People want to listen to preachers that are genuine, honest and real. People resist the polished sales patter of a car salesperson, the reading of a script in a phone conversation, or the phony demeanor of an average stage performer. People definitely do not appreciate the ranting and pontificating of old school preaching.

So how can a preacher be natural in delivery? A deep breath and determination to relax doesn’t cut it. Here are five aspects of natural delivery that might take some work:

1. Natural eye contact feels unnatural. It is almost impossible to overstate the value of eye contact in spoken communications. You would not buy from someone who wouldn’t look you in the eye. Our natural tendency will be to find security in our notes and when we dare to lift our heads out of our notes we will naturally look anywhere but the eyes of those who are judging us. It feels unnatural to learn to linger long enough to make meaningful eye contact with someone in the congregation, and then move on to make meaningful eye contact with someone else. It may only take a second or two, or sometimes it takes a few more, but it is worth it. (And the opportunity will only increase when our note-reliance decreases!)

2. Natural sized gestures feel unnatural: size of gesture. If you plan your gestures you will probably look like a puppet. I am not advocating for planned gestures at all. But it does take some work to make gestures appear natural to our congregation. Generally speaking, the bigger the congregation, the bigger the gesture. A little gesture in a conversation (or preaching to a camera) will look ridiculous from seven rows back in a large crowd.

3. Natural gestures feel unnatural: direction of progression. Logically we think from left to right (in our culture). So the past is logically to our left, and time moves towards the right. Gesture with that logic to a congregation and it just won’t feel natural to them. They will interpret, maybe subconsciously, but there is a slight jarring effect. Learn to present from right to left as your reference moves from past to future, or from your first point to your later points, and your listeners won’t skip a beat.

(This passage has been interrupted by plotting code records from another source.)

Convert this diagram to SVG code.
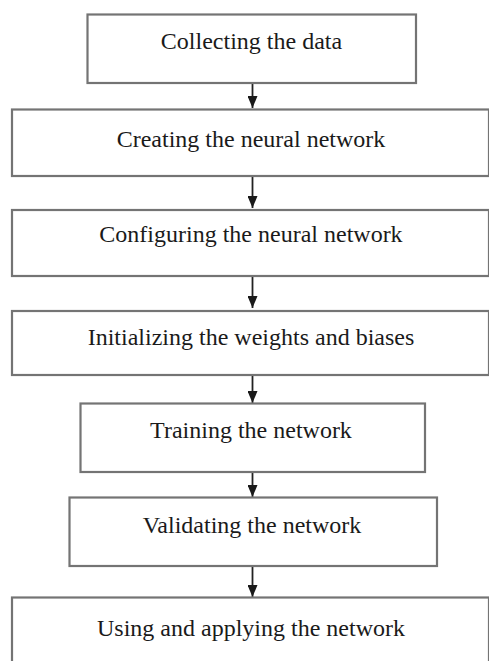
<svg xmlns="http://www.w3.org/2000/svg" width="489" height="661" viewBox="0 0 489 661">
<defs>
<style>
.box{fill:#fff;stroke:#747474;stroke-width:2.2}
.lbl{font-family:"Liberation Serif","Times New Roman",serif;font-size:24px;fill:#1a1a1a;text-anchor:middle}
.conn line{stroke:#222;stroke-width:1.8}
</style>
<marker id="ah" viewBox="0 0 12 10" refX="12" refY="5" markerWidth="12" markerHeight="10" markerUnits="userSpaceOnUse" orient="auto">
<path d="M0,0 L12,5 L0,10 Z" fill="#1a1a1a"/>
</marker>
</defs>
<rect width="489" height="661" fill="#fff"/>
<g id="connectors" class="conn">
<line x1="252.5" y1="83" x2="252.5" y2="108" marker-end="url(#ah)"/>
<line x1="252.5" y1="176" x2="252.5" y2="208" marker-end="url(#ah)"/>
<line x1="252.5" y1="276" x2="252.5" y2="308" marker-end="url(#ah)"/>
<line x1="252.5" y1="375" x2="252.5" y2="403" marker-end="url(#ah)"/>
<line x1="252.5" y1="472" x2="252.5" y2="497" marker-end="url(#ah)"/>
<line x1="252.5" y1="566" x2="252.5" y2="597" marker-end="url(#ah)"/>
</g>
<g id="n1"><rect class="box" x="87.5" y="14.5" width="328.5" height="68.5"/><text class="lbl" x="251.5" y="49">Collecting the data</text></g>
<g id="n2"><rect class="box" x="12" y="109.5" width="477" height="66.5"/><text class="lbl" x="251" y="147">Creating the neural network</text></g>
<g id="n3"><rect class="box" x="12" y="210" width="477" height="66"/><text class="lbl" x="251" y="242">Configuring the neural network</text></g>
<g id="n4"><rect class="box" x="12" y="311" width="477" height="64"/><text class="lbl" x="251" y="345">Initializing the weights and biases</text></g>
<g id="n5"><rect class="box" x="80.5" y="403.5" width="344.5" height="68.5"/><text class="lbl" x="251" y="438">Training the network</text></g>
<g id="n6"><rect class="box" x="69.5" y="497.5" width="367.5" height="68.5"/><text class="lbl" x="252" y="533">Validating the network</text></g>
<g id="n7"><rect class="box" x="12" y="597.5" width="477" height="80"/><text class="lbl" x="251" y="636">Using and applying the network</text></g>
</svg>
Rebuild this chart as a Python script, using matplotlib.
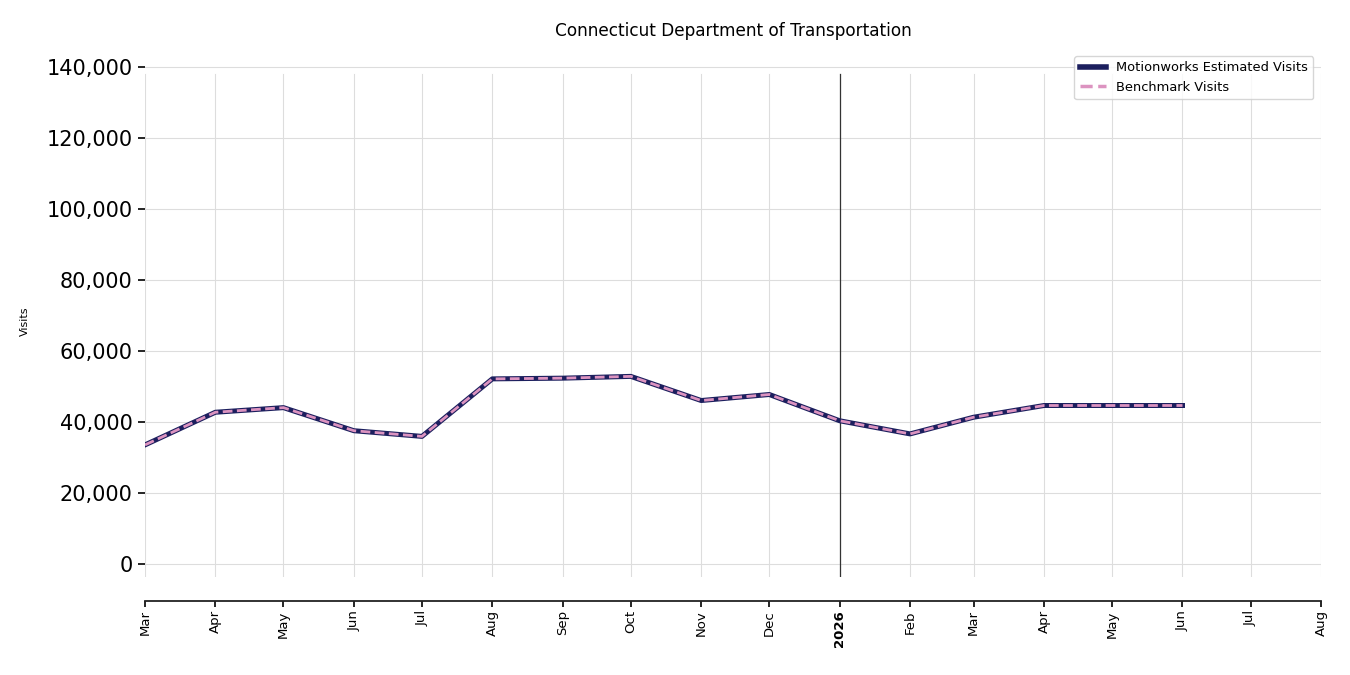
import datetime as dt

import numpy as np
import matplotlib
matplotlib.use('Agg')
import matplotlib.pyplot as plt
from matplotlib.ticker import FuncFormatter, FixedFormatter, FixedLocator
import matplotlib.dates as mdates

# monthly values
months = ['2025-03', '2025-04', '2025-05', '2025-06', '2025-07', '2025-08',
          '2025-09', '2025-10', '2025-11', '2025-12', '2026-01', '2026-02',
          '2026-03', '2026-04', '2026-05', '2026-06']
motionworks_visits = [33500, 42700, 44000, 37500, 35900, 52100, 52300, 52800,
                      46000, 47700, 40300, 36600, 41300, 44600, 44600, 44600]
benchmark_visits = [33500, 42700, 44000, 37500, 35900, 52100, 52300, 52800,
                    46000, 47700, 40300, 36600, 41300, 44600, 44600, 44600]
y_ticks = [0, 20000, 40000, 60000, 80000, 100000, 120000, 140000]
tick_months = ['2025-03', '2025-04', '2025-05', '2025-06', '2025-07', '2025-08',
               '2025-09', '2025-10', '2025-11', '2025-12', '2026-01', '2026-02',
               '2026-03', '2026-04', '2026-05', '2026-06', '2026-07', '2026-08']
year_marker = '2026-01'


def to_date(s):
    return dt.datetime.strptime(s + '-01', '%Y-%m-%d')


dates = [to_date(m) for m in months]
tick_dates = [to_date(m) for m in tick_months]

fig = plt.figure(figsize=(13.5, 6.75), dpi=100)
ax = fig.add_axes([0.1074, 0.1452, 0.8711, 0.7585])

ymin, ymax = -3700, 140500
grid_top = (138000 - ymin) / (ymax - ymin)

ax.plot(dates, motionworks_visits, color='#1c1f5e', lw=3.6,
        label='Motionworks Estimated Visits', zorder=3)
ax.plot(dates, benchmark_visits, color='#dc93c0', lw=2.0, ls=(0, (3.5, 1.6)),
        label='Benchmark Visits', zorder=4)

# vertical month grid (shorter than the y range, as in the reference)
for d in tick_dates:
    ax.axvline(d, ymin=0, ymax=grid_top, color='#dddddd', lw=0.8, zorder=1)
ax.axvline(to_date(year_marker), ymin=0, ymax=grid_top, color='#333333',
           lw=0.9, zorder=2)

ax.set_xlim(tick_dates[0], tick_dates[-1])
ax.set_ylim(ymin, ymax)

for s in ['top', 'right', 'left']:
    ax.spines[s].set_visible(False)
ax.spines['bottom'].set_position(('outward', 17))
ax.spines['bottom'].set_linewidth(1.3)
ax.spines['bottom'].set_color('#222222')

ax.set_yticks(y_ticks)
ax.yaxis.set_major_formatter(FuncFormatter(lambda v, p: '{:,.0f}'.format(v)))
ax.yaxis.grid(True, color='#dddddd', lw=0.8, zorder=1)
ax.set_axisbelow(True)

labels = []
for m, d in zip(tick_months, tick_dates):
    labels.append(d.strftime('%Y') if m == year_marker else d.strftime('%b'))
ax.xaxis.set_major_locator(FixedLocator(mdates.date2num(tick_dates)))
ax.xaxis.set_major_formatter(FixedFormatter(labels))

ax.tick_params(axis='y', labelsize=15, length=5, width=1.2, pad=4)
ax.tick_params(axis='x', labelsize=9.5, labelrotation=90, length=4, width=1.2, pad=3)

fig.canvas.draw()
for lab in ax.get_xticklabels():
    if lab.get_text() == year_marker[:4]:
        lab.set_fontweight('bold')

ax.set_ylabel('Visits', fontsize=8, labelpad=12)
ax.set_title('Connecticut Department of Transportation', fontsize=12.2, pad=21)

leg = ax.legend(loc='upper right', bbox_to_anchor=(0.999, 1.03), fontsize=9.4,
                frameon=True, fancybox=True, edgecolor='#cccccc', handlelength=2.0)
leg.get_lines()[0].set_linewidth(4)
leg.get_lines()[1].set_linewidth(2.5)

plt.savefig('out.png', dpi=100)
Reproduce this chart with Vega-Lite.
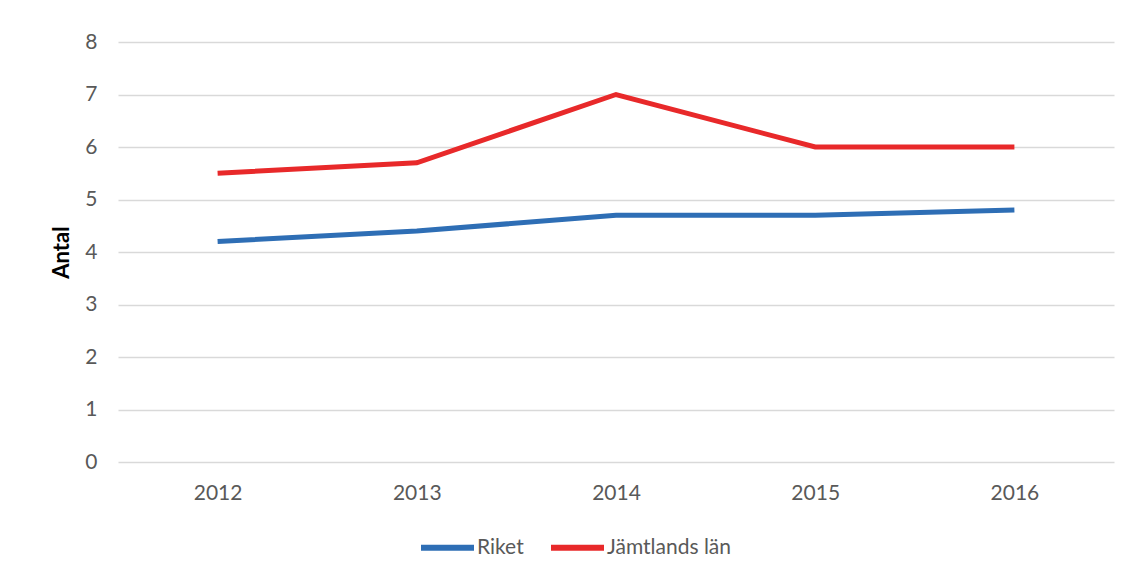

4. Natural explanation can feel unnatural. In a conversation you can often say something once and assume it has been heard, registered and even imagined. Not so with a group. It is not about their individual capacity to comprehend, it is about the distracting effect of being in a group setting. For concepts to formulate in their consciousness, a group of people typically will need more repetition and restatement. Don’t fire off a concept and march on. Make sure you give it the words, and the time, needed for the concept to be heard, registered and grasped. Don’t hurl an illustration past your listeners. Do what it takes for the image to project on their internal screens with clarity.

5. Natural delivery takes unnatural attention. If you just do what you naturally do, how do you know how you come across? It takes effort to pray about your life and your delivery co-existing in a natural and spiritually healthy congruence. It takes effort to ask for specific feedback from a variety of listeners, prompting them to be really honest, so that you can actually know how effective your delivery is. It takes effort to get yourself preaching on video and take stock of your presentation.

I am not saying we should perform. I am saying that it takes some effort to communicate naturally and effectively. There is probably something for every one of us to improve. Just taking a deep breath and trying to relax will not make you communicate well (although it may help a bit).

Some comedians are hilarious on stage and then angry drunks in the dressing room. Are you the same you in conversation after church? Are you the same you when you close the front door at home? Performance is unsustainable. At the same time, effective communication is worth some conscious and prayerful attention.